Two things from today – a presentation by one of my colleagues (revealed later) on “Naming things” – or a similar title – which isn’t yet public and they’ll be giving at a meeting next week. I won’t give it away, except to say that they presented a beautiful and thoughtful talk.
Names are hard.
And a useful reply (to my post Chemical names and structures continued) from Rich Apodaca about the problem of Chemical Abstracts Services (CAS) identifiers. Identifiers are names, with the additional facet that they are usually controlled by an authority and may also (possibly) have IP restrictions (i.e. e copyrighted).
Peter, there is no authority on CAS numbers other that CAS itself. No third party, no matter how carefully they attempt to do it, can create an authoritative version of any subset of the CAS database. It’s impossible by definition.

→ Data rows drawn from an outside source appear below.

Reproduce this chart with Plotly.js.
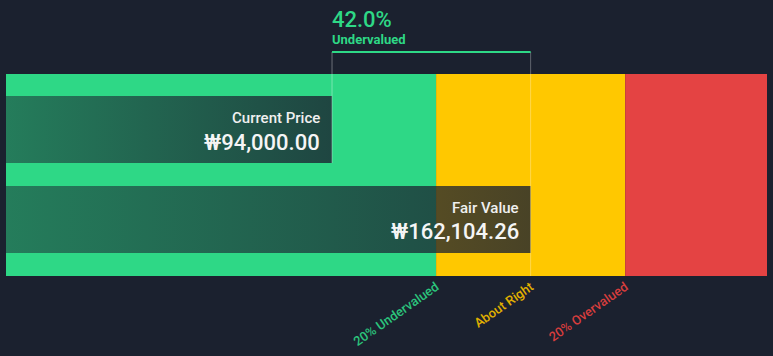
<!DOCTYPE html>
<html>
<head>
<meta charset="utf-8">
<script src="https://cdn.plot.ly/plotly-3.0.1.min.js"></script>
<style>
html,body{margin:0;padding:0;background:#1b212f;}
#chart{width:773px;height:356px;}
</style>
</head>
<body>
<div id="chart"></div>
<script>
// ---- data ----
const currentPrice = 94000.00;
const fairValue = 162104.26;
const currencySymbol = "₩";
const bandLabels = ["20% Undervalued", "About Right", "20% Overvalued"];
const bandFactors = [0.8, 1.0, 1.2];
const bandColors = ["#2ed886", "#ffc800", "#e44343"];
const labelColors = ["#2bc47c", "#e0b000", "#d63d3d"];
const priceLabels = ["Current Price", "Fair Value"];
const axisMin = -17800;
const axisMaxFactor = 1.5;

// ---- derived ----
const axisMax = fairValue * axisMaxFactor;
const lowEdge = fairValue * 0.8;
const highEdge = fairValue * 1.2;
const bandStarts = [axisMin, lowEdge, highEdge];
const bandEnds = [lowEdge, highEdge, axisMax];
const discount = (fairValue - currentPrice) / fairValue * 100;
const fmt = v => currencySymbol + v.toLocaleString('en-US', {minimumFractionDigits: 2, maximumFractionDigits: 2});

const bg = '#1b212f';
const font = 'Roboto, "Open Sans", sans-serif';

const bands = {
  type: 'bar', orientation: 'h',
  y: [0.5, 0.5, 0.5],
  base: bandStarts,
  x: bandEnds.map((e, i) => e - bandStarts[i]),
  width: [1, 1, 1],
  marker: {color: bandColors, line: {width: 0}},
  hoverinfo: 'skip', showlegend: false
};

function priceBar(value, yc, h) {
  const y0 = yc - h / 2, y1 = yc + h / 2;
  return {
    type: 'scatter', mode: 'lines',
    x: [axisMin, value, value, axisMin, axisMin],
    y: [y0, y0, y1, y1, y0],
    fill: 'toself',
    fillgradient: {type: 'horizontal', colorscale: [[0, 'rgba(27,33,48,0.5)'], [1, 'rgba(27,33,48,0.8)']]},
    line: {width: 0},
    hoverinfo: 'skip', showlegend: false
  };
}
const barH = 0.332;
const cpY = 0.725, fvY = 0.28;

const data = [bands, priceBar(currentPrice, cpY, barH), priceBar(fairValue, fvY, barH)];

const layout = {
  width: 773, height: 356,
  margin: {l: 6, r: 6, t: 74, b: 80, pad: 0},
  paper_bgcolor: bg, plot_bgcolor: bg,
  barmode: 'overlay',
  font: {family: font},
  xaxis: {
    range: [axisMin, axisMax], showgrid: false, zeroline: false, showline: false,
    tickmode: 'array', tickvals: bandFactors.map(f => f * fairValue),
    ticktext: bandLabels.map((t, i) => '<span style="color:' + labelColors[i] + '">' + t + '</span>'),
    tickangle: -35, ticks: '', ticklen: 0,
    tickfont: {size: 13, family: font, weight: 500, color: '#2bc47c'},
    fixedrange: true
  },
  yaxis: {range: [0, 1], showgrid: false, zeroline: false, showticklabels: false, showline: false, fixedrange: true},
  shapes: [
    {type: 'line', xref: 'x', yref: 'paper', x0: currentPrice, x1: currentPrice, y0: 1.109, y1: cpY - barH / 2,
     line: {color: 'rgba(255,255,255,0.35)', width: 1}},
    {type: 'line', xref: 'x', yref: 'paper', x0: fairValue, x1: fairValue, y0: 1.109, y1: 0,
     line: {color: 'rgba(255,255,255,0.3)', width: 1}},
    {type: 'line', xref: 'x', yref: 'paper', x0: currentPrice, x1: fairValue, y0: 1.109, y1: 1.109,
     line: {color: '#2ed886', width: 2}}
  ],
  annotations: [
    {xref: 'x', yref: 'paper', x: currentPrice, xshift: -2, y: 1.272, xanchor: 'left', yanchor: 'middle', showarrow: false,
     text: discount.toFixed(1) + '%', font: {size: 22, color: '#2ed886', family: font, weight: 500}},
    {xref: 'x', yref: 'paper', x: currentPrice, xshift: -2, y: 1.173, xanchor: 'left', yanchor: 'middle', showarrow: false,
     text: '<b>Undervalued</b>', font: {size: 13, color: '#2ed886', family: font}},
    {xref: 'x', yref: 'paper', x: currentPrice, xshift: -10, y: 0.782, xanchor: 'right', yanchor: 'middle', showarrow: false,
     text: priceLabels[0], font: {size: 15, color: '#f0f0f0', family: font, weight: 500}},
    {xref: 'x', yref: 'paper', x: currentPrice, xshift: -10, y: 0.663, xanchor: 'right', yanchor: 'middle', showarrow: false,
     text: fmt(currentPrice), font: {size: 22, color: '#f5f5f5', family: font, weight: 500}},
    {xref: 'x', yref: 'paper', x: fairValue, xshift: -10, y: 0.337, xanchor: 'right', yanchor: 'middle', showarrow: false,
     text: priceLabels[1], font: {size: 15, color: '#f0f0f0', family: font, weight: 500}},
    {xref: 'x', yref: 'paper', x: fairValue, xshift: -10, y: 0.218, xanchor: 'right', yanchor: 'middle', showarrow: false,
     text: fmt(fairValue), font: {size: 22, color: '#f5f5f5', family: font, weight: 500}}
  ]
};

Plotly.newPlot('chart', data, layout, {displayModeBar: false, staticPlot: true});
</script>
</body>
</html>
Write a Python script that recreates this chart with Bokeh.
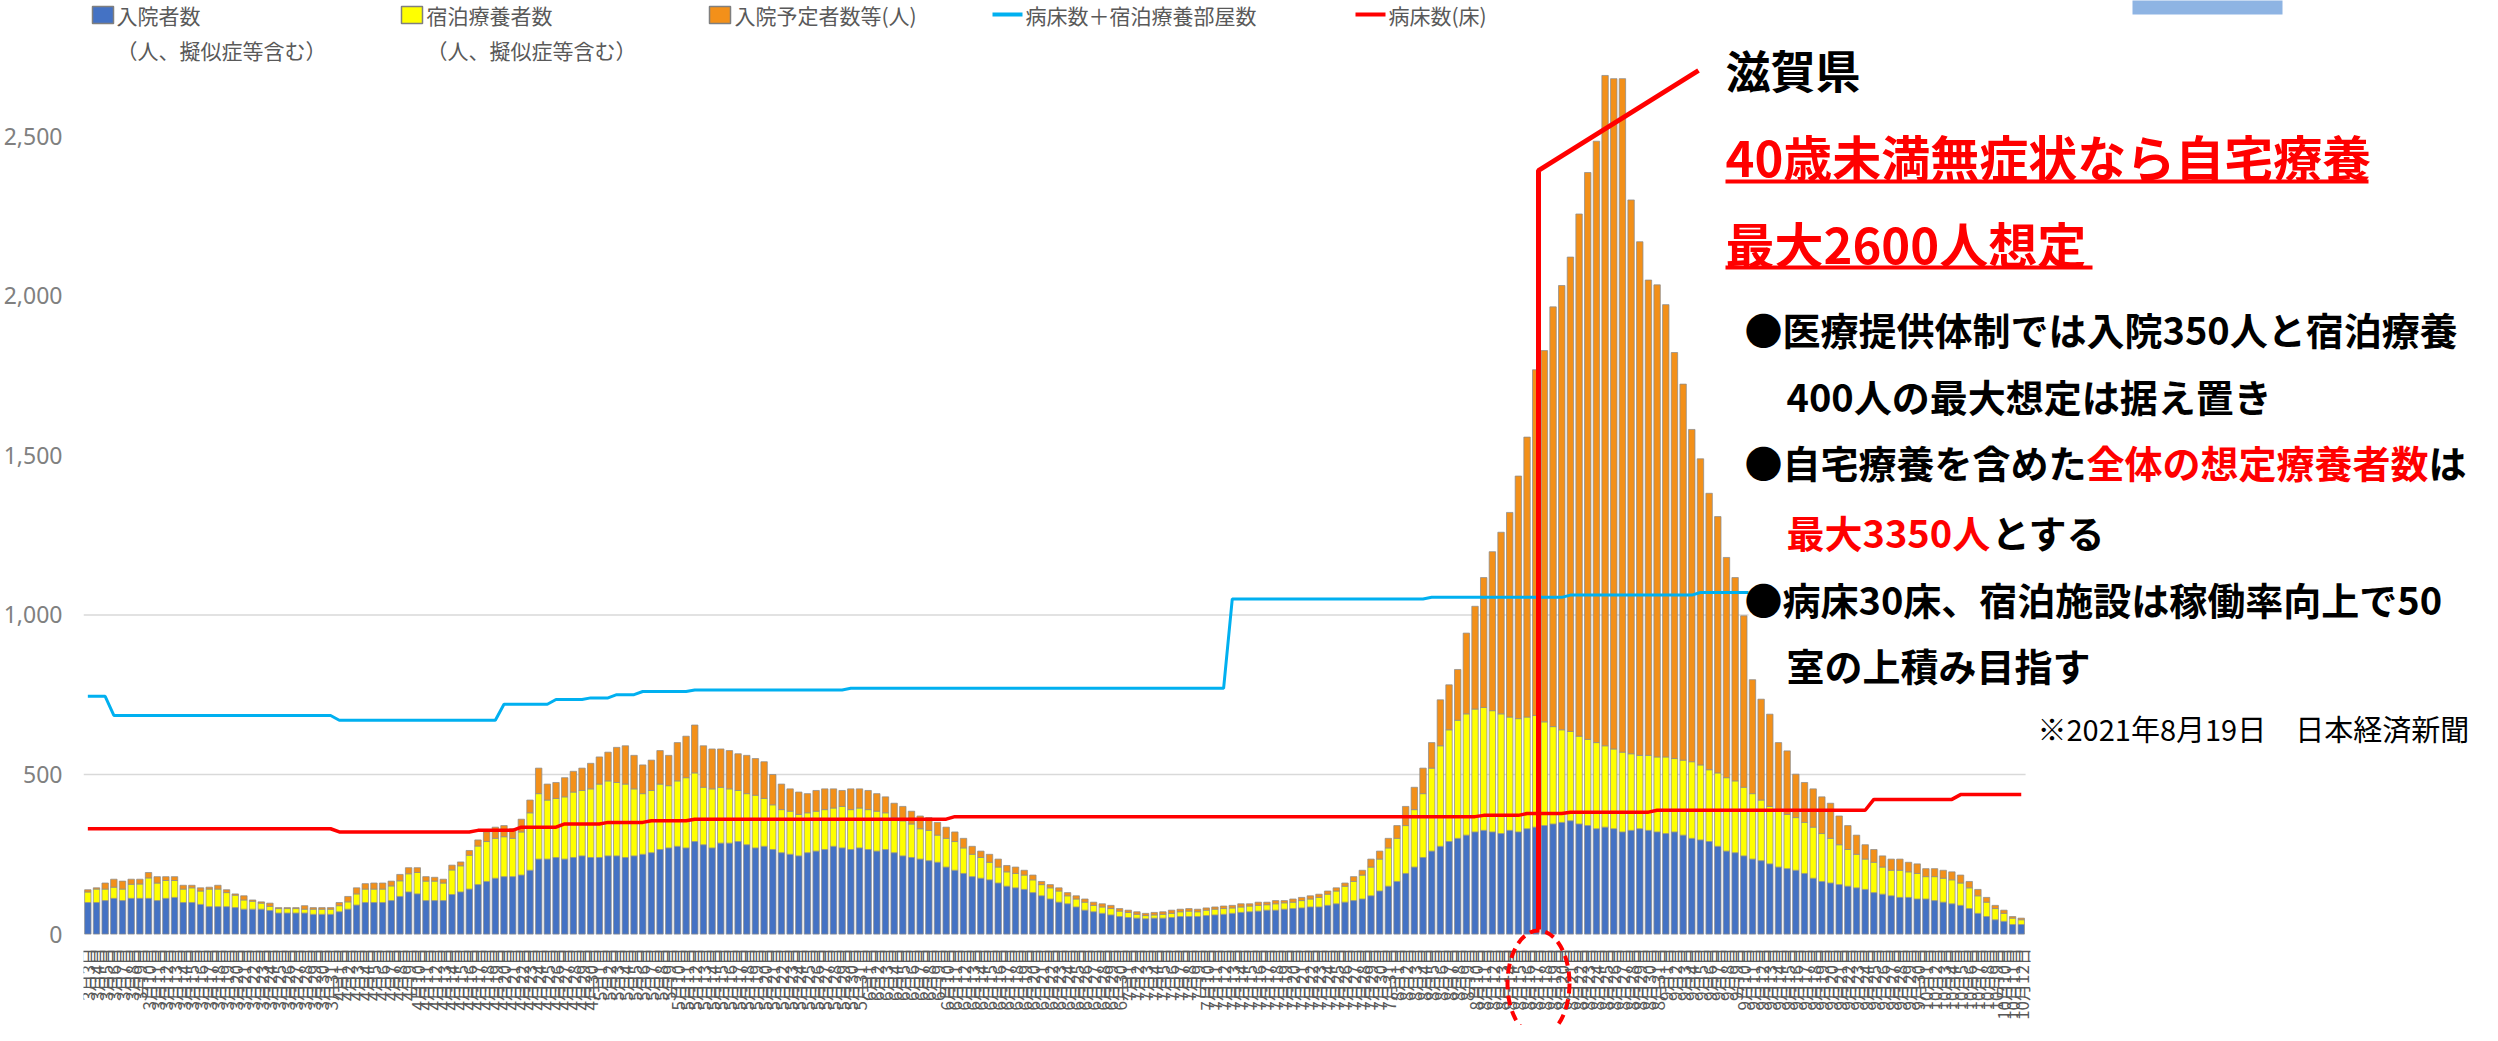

PMR: I ahve always asserted exactly this. CAS has a right to develop whatever system of identifiers it likes. Only CAS can give this authority. I imagine there have been court cases where the identity of a compound depended inter alia on CAS identifiers and an expert witness could only use CAS to support evidence.
Having said that, there is a widespread need to use CAS numbers outside of the CAS Registry system. The question is how to best do this.
If we can’t have authority, at least we can use provenance. This is why Chempedia doesn’t merely give the CAS number associated with a structure (or vice versa), it gives the name and URL of the organization making the assertion. It’s a ternary, not binary relationship (cas number-structure-organization).
PMR: I fully agree with this analysis. However the assertion is often originally made by an organization which isn’t mentioned and copying (including errors) is common.
And what you see is broad consensus on certain cas number/structure mappings, and disagreement on others.
Consider caffeine:
http://chempedia.com/registry_numbers/58-08-2
and cyclosporin:
http://chempedia.com/registry_numbers/59865-13-3
as polar opposites in terms of consensus. If Chempedia had tried to be intelligent and hide the discrepancies, users would be misled. Recording and displaying the provenance of the data in plain sight lets humans judge for themselves what’s really happening.
PMR: again agreed. However we must beware that consistency is not due to copying. Note that caffeine is the only compound out 30 million+ that can be obtained freely from the CAS website.
CAS numbers are really nothing more than a name assigned to a structure. Like all names, it’s an opinion with the twist that in this case one organization (CAS) is always right. But the minute I communicate the answer CAS gives me to someone else, the information becomes unreliable. Recording the source of the CAS number/structure mapping is one way to determine reliability. It’s not a yes/no answer, but some shade of gray.
Not the way I’d prefer to have things work, but it’s what really happens. Designers of information systems need to factor this into the systems they create.
Any ideas on other ways to address this problem?
PMR: There is the additional problem that copying CAS numbers and making assertions about them could lead to copyright problems with CAS. So that is a major disincentive to a solution. There are many identifiers which are “CAS” but where the letters “CAS” do not appear – possibly for fear of copyright.
By far the best solution would be for CAS to take an Open approach to its CAS identifiers. This is the spirit of the current century. The major value of CAS – and other – identifiers is for common compounds – to give names to chemicals that cannot be easily identified by other means, or where there are confusing names or chemical formulae. We don’t really need a CAS number for water (H2O) – but we do benefit from an identifier for glucose.
It was good to see CAS allowing Wikipedians to use Scifinder (to which they subscribe) to check for CAS numbers against Wikipdeia chemicals. (Note that Wikipedia is name-based, not identifier-based). I think it would enhance their business, as well as their standing – if they were to offer free lookup – and free re-use – for – say – 500,000 common chemicals. (Of couse I’d like the whole lot, but let’s start somewhere). This would require courage but would reinforce the authority that CAS already offers.
The alternative is that CAS numbers will continue to be spread around the web in a way that degrades their authenticity. Or that some other, more Open, authority will develop. That looks impossible, but so did Wikipedia.